Y está, luego, la partitura original -el score-, escrita por la chelista finesa Hildur Guðnadóttir. Es en esta segunda parte donde está la magia. Las cuerdas de Hildur, abrazando percusiones de ritmo cadencioso, acompañan toda la transformación de Arthur Fleck y crean el lienzo en el que Joaquín Phoenix pinta al personaje con su interpretación. Frente a la pantalla, la sensación que provocan las contorsiones -que son a veces convulsiones- del Fleck marginal transformándose en asesino es tan intensa porque la partitura de Guðnadóttir nos encierra, nos abraza, así estemos frente al espejo con Arthur, en su cuartucho, o viéndolo confrontar a su némesis frente a la reja que lo separa de los Wayne, del otro mundo que no es de él y lo escupe.

https://www.youtube.com/watch?v=bW-OLcZ4tGY

La presencia de la partitura en la pantalla evoluciona, como el personaje. Al momento más bajo de Arthur, en el que se sabe derrotado, alejado de cualquier dibujo de esperanza, el que antecede a una de sus frases más lapidarias –“No he sido feliz un solo día de mi vida”- lo acompaña la pieza “Defeated clown”: sonido de cuerdas que se alargan hasta la desesperación para hundirnos en la desesperanza y, teniéndonos una vez ahí, remacharnos con el sonido constante, imperturbable, de un tambor. Es como escuchar, en pantalla, las sensaciones que provoca un cuento de Allan Poe. Luego, en la cúspide de la transformación, cuando el asesino ya ha nacido, acompaña “Call me Joker”, en que al crescendo de las cuerdas del chelo y de los violines se une de nuevo un tambor, más potente este, para acompañar la consumación.

  • La puesta en escena (decorados):


El escenario es Ciudad Gótica, que es el alter ego de Nueva York. En esta versión de la historia del Guasón, y a diferencia de las versiones sicodélicas noventeras de Joel Schumacher o las más apocalípticas de Christopher Nolan en su trilogía milenial, Gótica/Nueva York apesta a realidad. Y, como bien lo hacía Hitchcock, Phillips encuadra sus escenas, las decora de tal forma que es casi posible oler la pestilencia: como en ese encuadre en que Arthur cree estar cenando en un comedor con su novia imaginaria, rodeado de montañas de bolsas negras de basura -quien ha pateado Brooklyn, Queens o Manhattan sabe que es un paisaje usual. Es como si los desperdicios rodearan todo, hasta los atisbos más breves de felicidad.

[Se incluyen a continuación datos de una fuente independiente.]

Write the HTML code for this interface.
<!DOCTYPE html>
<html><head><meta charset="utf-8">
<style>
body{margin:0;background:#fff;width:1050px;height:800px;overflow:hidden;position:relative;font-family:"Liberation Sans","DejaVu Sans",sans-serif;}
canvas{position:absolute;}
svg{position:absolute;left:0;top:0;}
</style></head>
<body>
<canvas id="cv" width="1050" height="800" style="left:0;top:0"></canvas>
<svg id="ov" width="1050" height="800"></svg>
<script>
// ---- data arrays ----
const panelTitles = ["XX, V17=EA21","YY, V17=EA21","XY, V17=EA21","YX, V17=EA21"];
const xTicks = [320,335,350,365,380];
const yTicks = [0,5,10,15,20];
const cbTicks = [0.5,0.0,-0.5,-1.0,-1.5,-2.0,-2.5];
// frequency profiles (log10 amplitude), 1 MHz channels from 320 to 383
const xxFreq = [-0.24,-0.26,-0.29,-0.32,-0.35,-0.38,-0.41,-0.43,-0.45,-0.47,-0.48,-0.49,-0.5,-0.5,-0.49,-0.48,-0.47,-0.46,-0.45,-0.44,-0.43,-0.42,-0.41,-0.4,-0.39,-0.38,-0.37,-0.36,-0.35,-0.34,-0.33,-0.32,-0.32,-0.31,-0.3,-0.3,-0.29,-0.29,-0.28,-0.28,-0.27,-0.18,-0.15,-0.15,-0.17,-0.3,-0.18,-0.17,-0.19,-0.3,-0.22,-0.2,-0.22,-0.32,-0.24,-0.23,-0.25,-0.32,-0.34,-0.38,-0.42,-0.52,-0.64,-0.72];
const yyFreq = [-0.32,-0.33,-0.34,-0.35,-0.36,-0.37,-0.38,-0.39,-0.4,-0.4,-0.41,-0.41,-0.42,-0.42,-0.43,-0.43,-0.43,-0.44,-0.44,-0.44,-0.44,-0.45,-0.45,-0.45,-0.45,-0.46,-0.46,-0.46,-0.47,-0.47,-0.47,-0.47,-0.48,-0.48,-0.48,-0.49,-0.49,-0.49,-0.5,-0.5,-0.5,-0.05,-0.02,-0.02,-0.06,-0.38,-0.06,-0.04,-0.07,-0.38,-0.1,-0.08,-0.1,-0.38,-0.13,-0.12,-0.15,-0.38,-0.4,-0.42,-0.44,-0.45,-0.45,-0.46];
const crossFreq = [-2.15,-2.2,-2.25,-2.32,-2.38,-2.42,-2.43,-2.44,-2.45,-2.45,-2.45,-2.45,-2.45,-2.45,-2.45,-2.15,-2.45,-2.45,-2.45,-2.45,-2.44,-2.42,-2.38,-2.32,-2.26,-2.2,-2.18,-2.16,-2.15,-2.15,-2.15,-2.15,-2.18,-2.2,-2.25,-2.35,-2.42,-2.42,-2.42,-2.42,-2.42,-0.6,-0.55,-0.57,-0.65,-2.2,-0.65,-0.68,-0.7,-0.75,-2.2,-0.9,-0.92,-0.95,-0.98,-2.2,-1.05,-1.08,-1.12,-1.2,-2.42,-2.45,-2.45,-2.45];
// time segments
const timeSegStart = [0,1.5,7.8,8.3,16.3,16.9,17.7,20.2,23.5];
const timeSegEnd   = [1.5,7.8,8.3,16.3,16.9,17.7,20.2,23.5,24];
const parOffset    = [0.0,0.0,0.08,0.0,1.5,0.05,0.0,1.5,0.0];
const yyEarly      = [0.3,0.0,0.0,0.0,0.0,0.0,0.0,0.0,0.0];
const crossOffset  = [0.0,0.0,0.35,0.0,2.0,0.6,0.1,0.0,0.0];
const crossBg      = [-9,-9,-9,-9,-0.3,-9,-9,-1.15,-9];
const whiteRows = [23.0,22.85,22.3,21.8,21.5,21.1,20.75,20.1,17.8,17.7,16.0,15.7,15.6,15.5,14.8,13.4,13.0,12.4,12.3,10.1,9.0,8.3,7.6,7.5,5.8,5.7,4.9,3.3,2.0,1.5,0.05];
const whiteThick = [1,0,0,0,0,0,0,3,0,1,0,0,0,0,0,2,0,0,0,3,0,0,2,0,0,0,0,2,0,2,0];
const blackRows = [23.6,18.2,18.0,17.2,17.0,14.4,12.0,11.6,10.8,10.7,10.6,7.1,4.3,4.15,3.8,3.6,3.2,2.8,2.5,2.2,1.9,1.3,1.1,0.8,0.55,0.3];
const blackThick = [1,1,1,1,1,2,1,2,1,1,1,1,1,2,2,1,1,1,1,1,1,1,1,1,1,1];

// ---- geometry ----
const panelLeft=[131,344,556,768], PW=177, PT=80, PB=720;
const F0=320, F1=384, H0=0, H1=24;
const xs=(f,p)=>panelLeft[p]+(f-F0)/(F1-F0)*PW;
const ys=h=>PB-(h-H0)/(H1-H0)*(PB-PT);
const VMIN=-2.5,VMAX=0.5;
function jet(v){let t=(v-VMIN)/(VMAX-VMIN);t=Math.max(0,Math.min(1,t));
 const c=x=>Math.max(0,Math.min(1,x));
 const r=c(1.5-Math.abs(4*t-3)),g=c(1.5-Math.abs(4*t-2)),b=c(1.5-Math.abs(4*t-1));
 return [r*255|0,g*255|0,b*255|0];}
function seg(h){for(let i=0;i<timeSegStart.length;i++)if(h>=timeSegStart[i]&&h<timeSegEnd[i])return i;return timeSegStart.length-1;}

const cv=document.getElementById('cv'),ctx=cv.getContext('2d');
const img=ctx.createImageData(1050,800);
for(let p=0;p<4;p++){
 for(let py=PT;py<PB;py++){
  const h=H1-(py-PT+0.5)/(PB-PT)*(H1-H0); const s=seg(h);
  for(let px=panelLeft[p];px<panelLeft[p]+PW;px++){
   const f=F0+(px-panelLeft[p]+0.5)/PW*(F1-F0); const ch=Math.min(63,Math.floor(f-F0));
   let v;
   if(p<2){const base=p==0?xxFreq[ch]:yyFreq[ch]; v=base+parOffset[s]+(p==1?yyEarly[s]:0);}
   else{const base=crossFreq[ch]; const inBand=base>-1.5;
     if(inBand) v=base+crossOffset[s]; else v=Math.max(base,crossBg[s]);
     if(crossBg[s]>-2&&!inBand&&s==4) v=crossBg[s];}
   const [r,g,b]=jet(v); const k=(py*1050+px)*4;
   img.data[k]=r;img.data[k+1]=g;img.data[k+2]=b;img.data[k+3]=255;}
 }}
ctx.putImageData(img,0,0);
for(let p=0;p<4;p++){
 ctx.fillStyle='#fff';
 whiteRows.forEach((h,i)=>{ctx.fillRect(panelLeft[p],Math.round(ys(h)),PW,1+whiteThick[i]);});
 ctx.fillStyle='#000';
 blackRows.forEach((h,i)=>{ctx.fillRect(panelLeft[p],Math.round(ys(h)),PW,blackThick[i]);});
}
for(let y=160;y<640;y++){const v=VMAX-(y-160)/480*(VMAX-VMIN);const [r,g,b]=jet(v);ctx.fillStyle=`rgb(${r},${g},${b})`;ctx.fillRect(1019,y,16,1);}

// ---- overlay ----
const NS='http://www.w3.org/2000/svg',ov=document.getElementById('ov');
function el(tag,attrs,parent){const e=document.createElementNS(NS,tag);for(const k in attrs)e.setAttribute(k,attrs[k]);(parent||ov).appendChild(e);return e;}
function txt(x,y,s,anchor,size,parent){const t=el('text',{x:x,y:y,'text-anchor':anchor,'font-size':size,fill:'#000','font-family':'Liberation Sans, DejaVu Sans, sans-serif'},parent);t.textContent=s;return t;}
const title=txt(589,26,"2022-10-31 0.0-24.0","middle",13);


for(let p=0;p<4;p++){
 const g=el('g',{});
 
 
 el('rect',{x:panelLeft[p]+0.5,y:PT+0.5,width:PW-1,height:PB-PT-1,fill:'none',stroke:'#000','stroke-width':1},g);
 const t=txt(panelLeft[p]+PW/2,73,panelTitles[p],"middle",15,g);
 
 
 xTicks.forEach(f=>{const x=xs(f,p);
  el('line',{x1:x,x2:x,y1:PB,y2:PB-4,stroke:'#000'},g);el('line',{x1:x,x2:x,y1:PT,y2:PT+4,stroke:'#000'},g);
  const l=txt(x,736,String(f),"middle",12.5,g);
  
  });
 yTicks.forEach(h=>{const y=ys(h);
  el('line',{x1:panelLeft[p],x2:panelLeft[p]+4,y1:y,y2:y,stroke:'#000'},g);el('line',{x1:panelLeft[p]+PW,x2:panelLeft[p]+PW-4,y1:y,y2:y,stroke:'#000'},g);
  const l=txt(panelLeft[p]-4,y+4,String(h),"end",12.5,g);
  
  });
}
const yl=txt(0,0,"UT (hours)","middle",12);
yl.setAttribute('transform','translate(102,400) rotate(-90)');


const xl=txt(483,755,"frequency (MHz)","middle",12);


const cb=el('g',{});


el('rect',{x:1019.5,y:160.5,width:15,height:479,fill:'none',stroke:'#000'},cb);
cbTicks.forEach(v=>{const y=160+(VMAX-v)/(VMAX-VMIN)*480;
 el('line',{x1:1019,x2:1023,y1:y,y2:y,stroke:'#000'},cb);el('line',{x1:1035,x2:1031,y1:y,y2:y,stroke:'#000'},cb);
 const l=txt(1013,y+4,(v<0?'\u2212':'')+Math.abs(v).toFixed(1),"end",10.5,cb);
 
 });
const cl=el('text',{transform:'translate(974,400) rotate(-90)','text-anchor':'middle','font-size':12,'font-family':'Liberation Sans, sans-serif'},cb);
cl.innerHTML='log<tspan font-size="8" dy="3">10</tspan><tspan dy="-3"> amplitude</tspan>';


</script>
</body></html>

Como la música, la escenografía de Phillips es un espíritu presente, un pincelazo más para dibujar en el lienzo. La mejor muestra: la escena en que Arthur, harto ya del maltrato, del sistema que lo condena, decide vaciar su ira en forma de balazos contra el cuerpo de tres ejecutivos trajeados que, sentados en su vagón del metro, engominados y borrachos, han decidido ultrajar a un miserable más. Es el inicio de la mutación al payaso asesino; de fondo: vagones pintarrajeados de un metro asqueroso que para en una estación aun más sucia. Es la parodia perfecta del viaje hacia el abismo.

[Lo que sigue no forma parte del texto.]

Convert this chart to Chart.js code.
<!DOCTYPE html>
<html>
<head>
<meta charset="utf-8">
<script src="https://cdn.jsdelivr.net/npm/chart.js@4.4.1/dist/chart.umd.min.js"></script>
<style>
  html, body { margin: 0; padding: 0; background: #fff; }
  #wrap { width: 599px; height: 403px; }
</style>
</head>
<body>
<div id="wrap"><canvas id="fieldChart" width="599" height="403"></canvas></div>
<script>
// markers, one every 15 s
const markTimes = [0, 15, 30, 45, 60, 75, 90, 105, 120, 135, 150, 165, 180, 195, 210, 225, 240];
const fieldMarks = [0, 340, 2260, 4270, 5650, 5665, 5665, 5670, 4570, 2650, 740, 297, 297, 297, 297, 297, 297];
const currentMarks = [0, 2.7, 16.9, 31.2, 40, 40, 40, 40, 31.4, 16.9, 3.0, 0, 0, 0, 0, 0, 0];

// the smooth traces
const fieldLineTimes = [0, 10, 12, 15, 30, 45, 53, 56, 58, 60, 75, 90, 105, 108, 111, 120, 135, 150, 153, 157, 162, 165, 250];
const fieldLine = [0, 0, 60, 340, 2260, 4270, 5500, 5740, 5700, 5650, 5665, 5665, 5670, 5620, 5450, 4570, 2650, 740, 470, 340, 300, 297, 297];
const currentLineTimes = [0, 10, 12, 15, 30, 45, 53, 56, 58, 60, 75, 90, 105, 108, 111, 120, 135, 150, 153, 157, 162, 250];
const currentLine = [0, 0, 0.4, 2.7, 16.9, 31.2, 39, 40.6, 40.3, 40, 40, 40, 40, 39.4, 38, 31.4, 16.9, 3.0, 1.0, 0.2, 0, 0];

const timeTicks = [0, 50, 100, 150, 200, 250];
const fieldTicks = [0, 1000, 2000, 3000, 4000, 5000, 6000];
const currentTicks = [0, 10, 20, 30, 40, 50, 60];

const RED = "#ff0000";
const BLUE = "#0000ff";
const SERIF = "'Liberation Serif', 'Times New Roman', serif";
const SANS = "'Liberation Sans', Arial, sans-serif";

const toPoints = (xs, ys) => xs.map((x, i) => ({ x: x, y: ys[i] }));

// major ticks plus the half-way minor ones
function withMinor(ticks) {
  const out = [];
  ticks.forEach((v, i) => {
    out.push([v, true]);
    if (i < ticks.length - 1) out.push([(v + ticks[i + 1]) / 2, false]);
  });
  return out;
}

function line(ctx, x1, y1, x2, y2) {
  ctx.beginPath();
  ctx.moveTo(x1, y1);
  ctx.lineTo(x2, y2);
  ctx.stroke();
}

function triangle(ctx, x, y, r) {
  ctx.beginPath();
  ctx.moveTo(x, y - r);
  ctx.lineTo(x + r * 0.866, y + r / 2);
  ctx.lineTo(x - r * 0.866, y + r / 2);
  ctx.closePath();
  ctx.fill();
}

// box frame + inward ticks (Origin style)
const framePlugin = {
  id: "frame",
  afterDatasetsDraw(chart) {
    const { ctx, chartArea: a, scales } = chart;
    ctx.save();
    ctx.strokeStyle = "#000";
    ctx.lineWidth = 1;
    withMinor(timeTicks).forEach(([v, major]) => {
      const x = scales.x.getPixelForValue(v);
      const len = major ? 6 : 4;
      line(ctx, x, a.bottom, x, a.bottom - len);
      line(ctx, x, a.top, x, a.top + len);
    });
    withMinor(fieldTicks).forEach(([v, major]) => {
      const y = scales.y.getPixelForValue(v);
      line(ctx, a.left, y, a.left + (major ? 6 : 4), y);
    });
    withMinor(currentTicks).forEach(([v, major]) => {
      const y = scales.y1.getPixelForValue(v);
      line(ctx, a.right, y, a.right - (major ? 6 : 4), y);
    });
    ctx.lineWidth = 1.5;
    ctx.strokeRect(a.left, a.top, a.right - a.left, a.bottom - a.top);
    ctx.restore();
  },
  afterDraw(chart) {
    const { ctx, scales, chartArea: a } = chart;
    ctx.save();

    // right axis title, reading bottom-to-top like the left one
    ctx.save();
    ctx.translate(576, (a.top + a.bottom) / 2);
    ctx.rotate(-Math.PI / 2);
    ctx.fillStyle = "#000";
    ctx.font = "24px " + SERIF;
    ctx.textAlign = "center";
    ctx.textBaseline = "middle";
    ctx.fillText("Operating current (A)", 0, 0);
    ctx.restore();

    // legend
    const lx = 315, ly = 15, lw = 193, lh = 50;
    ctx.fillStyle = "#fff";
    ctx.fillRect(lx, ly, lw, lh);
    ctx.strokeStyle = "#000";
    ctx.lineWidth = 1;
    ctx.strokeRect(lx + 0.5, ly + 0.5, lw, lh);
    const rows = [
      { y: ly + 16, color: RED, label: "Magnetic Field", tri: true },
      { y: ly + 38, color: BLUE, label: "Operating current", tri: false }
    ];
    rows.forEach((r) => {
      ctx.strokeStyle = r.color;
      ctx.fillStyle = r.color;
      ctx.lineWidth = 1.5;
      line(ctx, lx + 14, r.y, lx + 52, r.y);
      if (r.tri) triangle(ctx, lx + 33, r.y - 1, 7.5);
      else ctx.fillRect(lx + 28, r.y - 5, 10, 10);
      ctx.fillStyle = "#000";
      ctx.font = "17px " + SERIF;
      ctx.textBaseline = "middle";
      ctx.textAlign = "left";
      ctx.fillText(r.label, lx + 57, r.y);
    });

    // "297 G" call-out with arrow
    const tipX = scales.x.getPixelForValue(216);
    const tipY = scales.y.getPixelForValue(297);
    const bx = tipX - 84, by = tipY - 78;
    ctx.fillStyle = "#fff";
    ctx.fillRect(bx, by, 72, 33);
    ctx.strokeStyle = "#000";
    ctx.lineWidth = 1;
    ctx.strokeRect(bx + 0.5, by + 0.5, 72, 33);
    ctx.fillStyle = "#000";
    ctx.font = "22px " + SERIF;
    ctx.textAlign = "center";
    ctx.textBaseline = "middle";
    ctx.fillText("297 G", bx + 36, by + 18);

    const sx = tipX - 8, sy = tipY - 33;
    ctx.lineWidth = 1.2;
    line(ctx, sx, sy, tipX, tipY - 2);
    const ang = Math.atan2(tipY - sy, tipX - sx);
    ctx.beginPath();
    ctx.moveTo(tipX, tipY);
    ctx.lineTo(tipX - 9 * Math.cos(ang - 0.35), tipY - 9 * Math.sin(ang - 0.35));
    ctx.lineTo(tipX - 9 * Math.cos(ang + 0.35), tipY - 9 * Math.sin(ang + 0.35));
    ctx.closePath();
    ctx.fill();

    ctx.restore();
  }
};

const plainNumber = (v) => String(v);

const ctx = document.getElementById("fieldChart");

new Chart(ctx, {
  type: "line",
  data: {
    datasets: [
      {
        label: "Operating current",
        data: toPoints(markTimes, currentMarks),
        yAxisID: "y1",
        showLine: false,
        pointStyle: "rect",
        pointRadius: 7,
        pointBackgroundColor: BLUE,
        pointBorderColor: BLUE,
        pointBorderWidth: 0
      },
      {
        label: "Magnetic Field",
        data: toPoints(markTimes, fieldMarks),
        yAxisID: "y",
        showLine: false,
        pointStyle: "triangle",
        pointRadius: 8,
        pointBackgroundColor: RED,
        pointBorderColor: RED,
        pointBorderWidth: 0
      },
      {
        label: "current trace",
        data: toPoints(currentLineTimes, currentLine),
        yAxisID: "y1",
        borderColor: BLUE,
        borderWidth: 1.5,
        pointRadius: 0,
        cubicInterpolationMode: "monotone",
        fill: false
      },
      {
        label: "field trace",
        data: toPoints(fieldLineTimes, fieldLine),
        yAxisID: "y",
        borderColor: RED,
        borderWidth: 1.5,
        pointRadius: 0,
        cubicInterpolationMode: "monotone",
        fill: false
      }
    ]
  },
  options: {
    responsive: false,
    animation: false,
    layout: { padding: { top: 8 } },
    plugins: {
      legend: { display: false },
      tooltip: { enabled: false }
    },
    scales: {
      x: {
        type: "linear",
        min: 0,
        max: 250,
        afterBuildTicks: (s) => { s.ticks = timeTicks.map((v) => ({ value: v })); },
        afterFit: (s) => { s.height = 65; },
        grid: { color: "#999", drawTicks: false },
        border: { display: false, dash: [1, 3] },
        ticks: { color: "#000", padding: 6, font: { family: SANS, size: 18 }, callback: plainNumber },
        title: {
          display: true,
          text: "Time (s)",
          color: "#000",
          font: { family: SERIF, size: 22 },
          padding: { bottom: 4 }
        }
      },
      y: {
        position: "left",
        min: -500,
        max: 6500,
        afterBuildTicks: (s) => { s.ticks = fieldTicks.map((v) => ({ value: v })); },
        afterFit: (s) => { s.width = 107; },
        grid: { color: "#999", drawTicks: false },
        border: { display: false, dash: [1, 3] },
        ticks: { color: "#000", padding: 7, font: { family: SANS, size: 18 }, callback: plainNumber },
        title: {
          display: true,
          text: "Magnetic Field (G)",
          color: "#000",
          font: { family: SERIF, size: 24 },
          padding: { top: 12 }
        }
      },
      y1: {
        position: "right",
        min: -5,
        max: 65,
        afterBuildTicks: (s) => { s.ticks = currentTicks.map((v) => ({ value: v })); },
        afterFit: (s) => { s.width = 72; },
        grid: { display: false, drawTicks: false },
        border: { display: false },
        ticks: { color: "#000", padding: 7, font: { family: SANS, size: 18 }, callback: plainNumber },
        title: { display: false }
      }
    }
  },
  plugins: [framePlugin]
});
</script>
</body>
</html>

  • La actuación del Fénix:


Mucho se ha escrito sobre ella. Y sí, es sobresaliente, pero, a mí gusto, no es redonda, como la de DeNiro en Taxi Driver o la de Pacino en el segundo capítulo de El Padrino. Phoenix es como un buen bailador de flamenco que utiliza la lección académica para llenar el espacio al que el don natural no llega. Phoenix es completo cuando intenta sonreír, cuando quiere dar normalidad a su personaje atormentado. Y es más ordinario cuando nos presenta, en los primeros compases, la risa histérica que es producto de su condición mental y terminará siendo marca de fábrica; hay algo de impostura en esas primeras veces que Arthur ríe desesperado. Eso cambia conforme avanza la transformación del personaje. El actor es incontestable cuando Arthur ha consumado su mutación: cuando, sentado en la salita de su vecina, vacía en su mirada todos los demonios que se le esconden adentro, o cuando, ya desde la locura total, convertido en el mesías de los marginales, despliega su risa sangrada.



  • La fotografía:


Lawrence Sher, el director de fotografía, vuelve aquí a un recurso primario pero esencial, que es colocar la cámara, sin que grite, en los lugares adecuados para acompañar las transformaciones del personaje destacando los retazos mas importantes que le da el intérprete, Phoenix en este caso. Un camarógrafo mediocre puede empequeñecer una gran actuación, y, al revés, un actor mediocre no alcanzará la excelencia por más trucos de cámara que le pongan enfrente -piensen en los interminables primeros planos de Mel Gibson en Braveheart. Aquí, Sher usa la cámara para que Phoenix se despliegue, se dosifique, nos grite o nos devuelva con su risa nuestra patética lástima. La cámara sirve también a la mutación del payaso.

Como ocurre en las buenas películas, en esta todos los retazos de la pintura final, trazados en el lienzo con fineza o crudeza según lo requerido, coexisten en armonía. Casi nada sobra. Y al final, por eso, es posible entender que estamos frente a una de esas obras de arte en las que la belleza radica en la verdad que produce el dolor, incluso la repulsión. Como en un cuento de Poe.